Expected Performance (Approximate)
| Hardware | 7B Q4 | 13B Q4 | 70B Q4 |
|---|---|---|---|
| RTX 4090 | ~150 tok/s | ~80 tok/s | ~25 tok/s (offload) |
| RTX 3090 | ~120 tok/s | ~60 tok/s | ~20 tok/s (offload) |
| M2 Ultra | ~100 tok/s | ~50 tok/s | ~18 tok/s |
| M3 Max | ~80 tok/s | ~35 tok/s | ~10 tok/s |
If you're in this ballpark, your setup is probably working correctly.
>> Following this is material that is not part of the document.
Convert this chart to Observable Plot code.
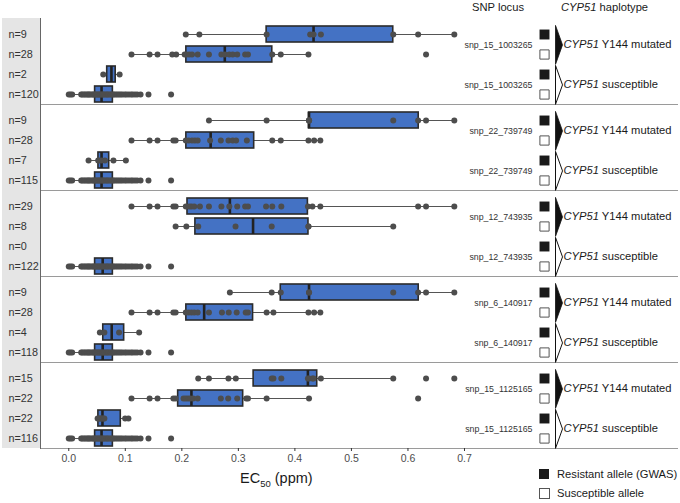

The theoretical maximum is limited by memory bandwidth.
Diagnostic Commands
NVIDIA
# Watch GPU stats in real-time
nvidia-smi -l 1
# Check CUDA version
nvcc --version
# Monitor detailed GPU metrics
nvidia-smi dmon
Apple Silicon
# GPU usage (requires additional tools)
sudo powermetrics --samplers gpu_power
# Memory pressure
vm_stat
General
# llama.cpp: verify GPU layers
./main -m model.gguf -ngl 99 --verbose
# Ollama: check what's loaded
ollama ps
Still Stuck?
Checklist
- Is the model actually on GPU? (Check GPU memory usage)
- Is GPU utilization high during inference?
- Is temperature under control? (<83°C)
- Is the model small enough for your VRAM + KV cache?
- Are you using optimized builds? (CUDA, Metal, not CPU)
- Is Flash Attention enabled?
- Are you comparing against realistic benchmarks?